====== Collected data

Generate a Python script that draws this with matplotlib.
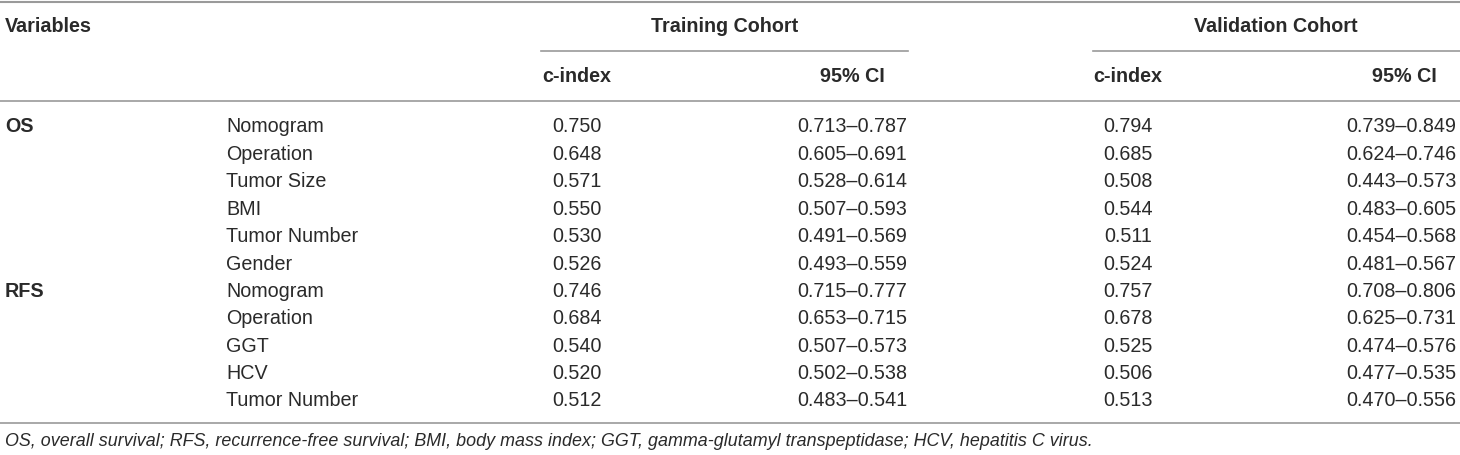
import matplotlib
matplotlib.use("Agg")
from matplotlib import pyplot as plt

plt.rcParams['font.family'] = ['Liberation Sans', 'DejaVu Sans']

groups = ["OS", "", "", "", "", "", "RFS", "", "", "", ""]
variables = ["Nomogram", "Operation", "Tumor Size", "BMI", "Tumor Number", "Gender",
             "Nomogram", "Operation", "GGT", "HCV", "Tumor Number"]
train_c = ["0.750", "0.648", "0.571", "0.550", "0.530", "0.526",
           "0.746", "0.684", "0.540", "0.520", "0.512"]
train_ci = ["0.713–0.787", "0.605–0.691", "0.528–0.614", "0.507–0.593", "0.491–0.569", "0.493–0.559",
            "0.715–0.777", "0.653–0.715", "0.507–0.573", "0.502–0.538", "0.483–0.541"]
valid_c = ["0.794", "0.685", "0.508", "0.544", "0.511", "0.524",
           "0.757", "0.678", "0.525", "0.506", "0.513"]
valid_ci = ["0.739–0.849", "0.624–0.746", "0.443–0.573", "0.483–0.605", "0.454–0.568", "0.481–0.567",
            "0.708–0.806", "0.625–0.731", "0.474–0.576", "0.477–0.535", "0.470–0.556"]
footnote = ("OS, overall survival; RFS, recurrence-free survival; BMI, body mass index; "
            "GGT, gamma-glutamyl transpeptidase; HCV, hepatitis C virus.")

W, H = 1460, 455
fig = plt.figure(figsize=(W / 100, H / 100), dpi=100)
ax = fig.add_axes([0, 0, 1, 1])
ax.set_xlim(0, W)
ax.set_ylim(H, 0)
ax.axis("off")

fs = 14.2
txt = "#2a2a2a"
line_c = "#9a9a9a"

# rules
ax.plot([0, W], [2, 2], color=line_c, lw=1.5)
ax.plot([541, 908], [51, 51], color=line_c, lw=1.2)
ax.plot([1093, W], [51, 51], color=line_c, lw=1.2)
ax.plot([0, W], [101, 101], color=line_c, lw=1.2)
ax.plot([0, W], [423, 423], color=line_c, lw=1.2)

# header
ax.text(5, 27, "Variables", fontsize=fs, fontweight="bold", color=txt, va="center", ha="left")
ax.text(724.5, 27, "Training Cohort", fontsize=fs, fontweight="bold", color=txt, va="center", ha="center")
ax.text(1276, 27, "Validation Cohort", fontsize=fs, fontweight="bold", color=txt, va="center", ha="center")
for x, lab in [(577, "c-index"), (852, "95% CI"), (1128, "c-index"), (1404, "95% CI")]:
    ax.text(x, 77, lab, fontsize=fs, fontweight="bold", color=txt, va="center", ha="center")

# body
y0, dy = 127, 27.4
for i in range(len(variables)):
    y = y0 + i * dy
    if groups[i]:
        ax.text(5, y, groups[i], fontsize=fs, fontweight="bold", color=txt, va="center", ha="left")
    ax.text(226, y, variables[i], fontsize=fs, color=txt, va="center", ha="left")
    ax.text(577, y, train_c[i], fontsize=fs, color=txt, va="center", ha="center")
    ax.text(852, y, train_ci[i], fontsize=fs, color=txt, va="center", ha="center")
    ax.text(1128, y, valid_c[i], fontsize=fs, color=txt, va="center", ha="center")
    ax.text(1401, y, valid_ci[i], fontsize=fs, color=txt, va="center", ha="center")

ax.text(5, 441, footnote, fontsize=12.9, style="italic", color=txt, va="center", ha="left")

fig.savefig("out.png", dpi=100)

============

■ Set task
Give again exactly the lines running from the beginning of the material above through the line that contains "plt.rcParams['font.family'] = ['Liberation", and leave out every picture.

■ Task response
Generate a Python script that draws this with matplotlib.
import matplotlib
matplotlib.use("Agg")
from matplotlib import pyplot as plt

plt.rcParams['font.family'] = ['Liberation Sans', 'DejaVu Sans']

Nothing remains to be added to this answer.